After BSPP has changed its face as SLORC in 1988, they arrested BBC stringer U Nay Min before the on lookers at his hideout at Min Ma Naing public apartment complex. He was later sentenced for long serving and his name was fainted out. Was a quiet lawyer and able to speak English, he met BBC reporter in Rangoon turned a reporter.

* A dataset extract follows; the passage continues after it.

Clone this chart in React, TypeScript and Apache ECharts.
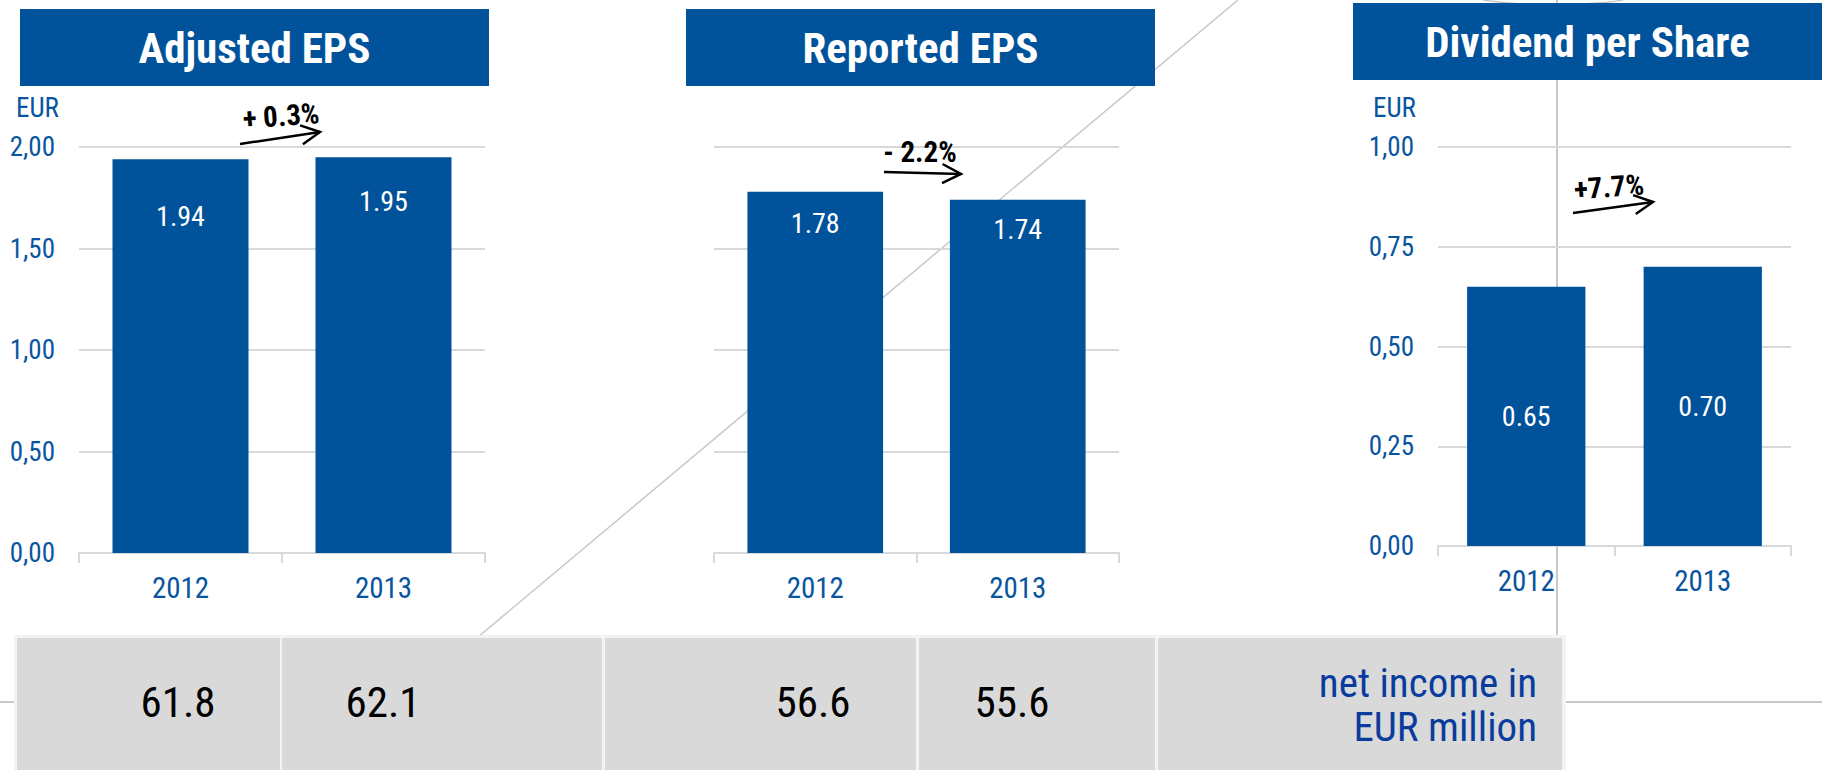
import React, { useEffect, useRef } from "react";
import * as echarts from "echarts";

// ---- data ----
const categories = ["2012", "2013"];
const adjustedEps = [1.94, 1.95];
const reportedEps = [1.78, 1.74];
const dividendPerShare = [0.65, 0.7];
const netIncomeAdjusted = [61.8, 62.1];
const netIncomeReported = [56.6, 55.6];
const chartTitles = ["Adjusted EPS", "Reported EPS", "Dividend per Share"];
const changeLabels = ["+ 0.3%", "- 2.2%", "+7.7%"];
const epsAxis = { max: 2, interval: 0.5 };
const dividendAxis = { max: 1, interval: 0.25 };
const unitLabel = "EUR";
const tableNoteLines = ["net income in", "EUR million"];

// ---- styles / layout ----
const BLUE = "#00529b";
const AXIS_BLUE = "#0a55a0";
const NOTE_BLUE = "#0a3c9e";
const GRID = "#d9d9d9";
const CELL = "#d9d9d9";
const LINE = "#c8c8c8";
const FONT =
  '"Liberation Sans Narrow", "Arial Narrow", "Roboto Condensed", "Liberation Sans", Arial, sans-serif';
const adjustedLabelDist = [43, 30];
const reportedLabelDist = [18, 16];

const fmtComma = (v: number) => v.toFixed(2).replace(".", ",");

export default function App() {
  const ref = useRef<HTMLDivElement>(null);

  useEffect(() => {
    if (!ref.current) return;
    const chart = echarts.init(ref.current, undefined, { renderer: "svg" });

    const xAxisBase = (gridIndex: number) => ({
      type: "category" as const,
      gridIndex,
      data: categories,
      axisLine: { lineStyle: { color: GRID, width: 2 } },
      axisTick: { show: true, length: 10, lineStyle: { color: GRID, width: 2 } },
      axisLabel: { color: AXIS_BLUE, fontSize: 29, margin: 20, fontFamily: FONT },
    });

    const yAxisBase = (gridIndex: number, cfg: { max: number; interval: number }, showLabels: boolean) => ({
      type: "value" as const,
      gridIndex,
      min: 0,
      max: cfg.max,
      interval: cfg.interval,
      axisLine: { show: false },
      axisTick: { show: false },
      splitLine: { lineStyle: { color: GRID, width: 2 } },
      axisLabel: {
        show: showLabels,
        color: AXIS_BLUE,
        fontSize: 27,
        margin: 24,
        fontFamily: FONT,
        formatter: (v: number) => fmtComma(v),
      },
    });

    const barLabel = {
      show: true,
      color: "#ffffff",
      fontSize: 28,
      fontFamily: FONT,
      formatter: (p: any) => Number(p.value).toFixed(2),
    };

    const titleBox = (x: number, y: number, w: number, h: number, text: string) => ({
      type: "group",
      children: [
        { type: "rect", z: 10, shape: { x, y, width: w, height: h }, style: { fill: BLUE } },
        {
          type: "text",
          z: 11,
          x: x + w / 2,
          y: y + h / 2,
          style: {
            text,
            fill: "#ffffff",
            font: `bold 43px ${FONT}`,
            textAlign: "center",
            textVerticalAlign: "middle",
          },
        },
      ],
    });

    const arrow = (x1: number, y1: number, x2: number, y2: number) => {
      const dx = x2 - x1;
      const dy = y2 - y1;
      const len = Math.hypot(dx, dy);
      const ux = dx / len;
      const uy = dy / len;
      const a = (27 * Math.PI) / 180;
      const hl = 21;
      const r1 = [ux * Math.cos(a) - uy * Math.sin(a), ux * Math.sin(a) + uy * Math.cos(a)];
      const r2 = [ux * Math.cos(-a) - uy * Math.sin(-a), ux * Math.sin(-a) + uy * Math.cos(-a)];
      return [
        { type: "line", z: 11, shape: { x1, y1, x2, y2 }, style: { stroke: "#000", lineWidth: 2.5 } },
        {
          type: "polyline",
          z: 11,
          shape: {
            points: [
              [x2 - hl * r1[0], y2 - hl * r1[1]],
              [x2, y2],
              [x2 - hl * r2[0], y2 - hl * r2[1]],
            ],
          },
          style: { stroke: "#000", lineWidth: 2.5, fill: "none" },
        },
      ];
    };

    const changeText = (x: number, y: number, text: string, rotation: number) => ({
      type: "text",
      z: 11,
      x,
      y,
      rotation,
      style: {
        text,
        fill: "#000",
        font: `bold 29px ${FONT}`,
        textAlign: "center",
        textVerticalAlign: "middle",
      },
    });

    const cell = (x: number, w: number) => ({
      type: "rect",
      z: 5,
      shape: { x, y: 638, width: w, height: 140 },
      style: { fill: CELL },
    });

    const cellValue = (x: number, v: number) => ({
      type: "text",
      z: 6,
      x,
      y: 702,
      style: {
        text: v.toFixed(1),
        fill: "#000",
        font: `43px ${FONT}`,
        textAlign: "center",
        textVerticalAlign: "middle",
      },
    });

    const noteLine = (y: number, text: string) => ({
      type: "text",
      z: 6,
      x: 1537,
      y,
      style: {
        text,
        fill: NOTE_BLUE,
        font: `41px ${FONT}`,
        textAlign: "right",
        textVerticalAlign: "middle",
      },
    });

    const option: any = {
      animation: false,
      backgroundColor: "#ffffff",
      grid: [
        { left: 79, top: 147, width: 406, height: 406 },
        { left: 714, top: 147, width: 405, height: 406 },
        { left: 1438, top: 147, width: 353, height: 399 },
      ],
      xAxis: [xAxisBase(0), xAxisBase(1), xAxisBase(2)],
      yAxis: [yAxisBase(0, epsAxis, true), yAxisBase(1, epsAxis, false), yAxisBase(2, dividendAxis, true)],
      series: [
        {
          type: "bar",
          xAxisIndex: 0,
          yAxisIndex: 0,
          barCategoryGap: "33%",
          itemStyle: { color: BLUE },
          data: adjustedEps.map((v, i) => ({ value: v, label: { distance: adjustedLabelDist[i] } })),
          label: { ...barLabel, position: "insideTop" },
        },
        {
          type: "bar",
          xAxisIndex: 1,
          yAxisIndex: 1,
          barCategoryGap: "33%",
          itemStyle: { color: BLUE },
          data: reportedEps.map((v, i) => ({ value: v, label: { distance: reportedLabelDist[i] } })),
          label: { ...barLabel, position: "insideTop" },
        },
        {
          type: "bar",
          xAxisIndex: 2,
          yAxisIndex: 2,
          barCategoryGap: "33%",
          itemStyle: { color: BLUE },
          data: dividendPerShare,
          label: { ...barLabel, position: "inside" },
        },
      ],
      graphic: [
        // background decoration lines
        { type: "line", z: 0, shape: { x1: 1238, y1: 0, x2: 478, y2: 637 }, style: { stroke: LINE, lineWidth: 1.5 } },
        { type: "line", z: 0, shape: { x1: 1557, y1: 0, x2: 1557, y2: 637 }, style: { stroke: LINE, lineWidth: 2 } },
        { type: "line", z: 0, shape: { x1: 0, y1: 702, x2: 1822, y2: 702 }, style: { stroke: LINE, lineWidth: 2 } },
        {
          type: "bezierCurve",
          z: 0,
          shape: { x1: 1483, y1: 0, cpx1: 1520, cpy1: 6, cpx2: 1590, cpy2: 6, x2: 1623, y2: 0 },
          style: { stroke: LINE, lineWidth: 1.5, fill: "none" },
        },
        // title boxes
        titleBox(20, 9, 469, 77, chartTitles[0]),
        titleBox(686, 9, 469, 77, chartTitles[1]),
        titleBox(1353, 3, 469, 77, chartTitles[2]),
        // unit labels
        {
          type: "text",
          z: 11,
          x: 16,
          y: 108,
          style: { text: unitLabel, fill: AXIS_BLUE, font: `27px ${FONT}`, textVerticalAlign: "middle" },
        },
        {
          type: "text",
          z: 11,
          x: 1373,
          y: 108,
          style: { text: unitLabel, fill: AXIS_BLUE, font: `27px ${FONT}`, textVerticalAlign: "middle" },
        },
        // change annotations
        changeText(281, 116, changeLabels[0], 0.07),
        ...arrow(240, 144, 320, 132),
        changeText(920, 152, changeLabels[1], 0),
        ...arrow(884, 172, 961, 174),
        changeText(1609, 187, changeLabels[2], 0.07),
        ...arrow(1573, 213, 1653, 202),
        // table
        { type: "rect", z: 4, shape: { x: 14, y: 635, width: 1552, height: 140 }, style: { fill: "#f3f3f3" } },
        cell(17, 263),
        cell(282, 320),
        cell(605, 311),
        cell(919, 236),
        cell(1158, 404),
        cellValue(178, netIncomeAdjusted[0]),
        cellValue(383, netIncomeAdjusted[1]),
        cellValue(813, netIncomeReported[0]),
        cellValue(1012, netIncomeReported[1]),
        noteLine(683, tableNoteLines[0]),
        noteLine(727, tableNoteLines[1]),
      ],
    };

    chart.setOption(option);
    return () => chart.dispose();
  }, []);

  return (
    <div
      ref={ref}
      style={{ position: "absolute", left: 0, top: 0, width: 1822, height: 770, background: "#fff" }}
    />
  );
}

He decided to send news for BBC reporter without looking for any financial benefit but he wanted to send the stories of what really happened in Burma through BBC to the world.
I still hear U Nay Min’s fearless words “I might not be considered as a real reporter but this is only chance to communicate the world, no matter we might get killed or arrested, when we witnessed citizens, students, monks and women who sacrificed for hope of freedom and democracy.”
Regime accused and launching propaganda against pro democracy activists and Daw Aung San Suu Kyi was not new. Since 1988, hostility and full of mendacious propagandas to marginalize the political struggle for the people in the regime mouth piece New Lights of Myanmar. Yet, regime feared not only Daw Aung San Suu Kyi but media as a permanent enemy.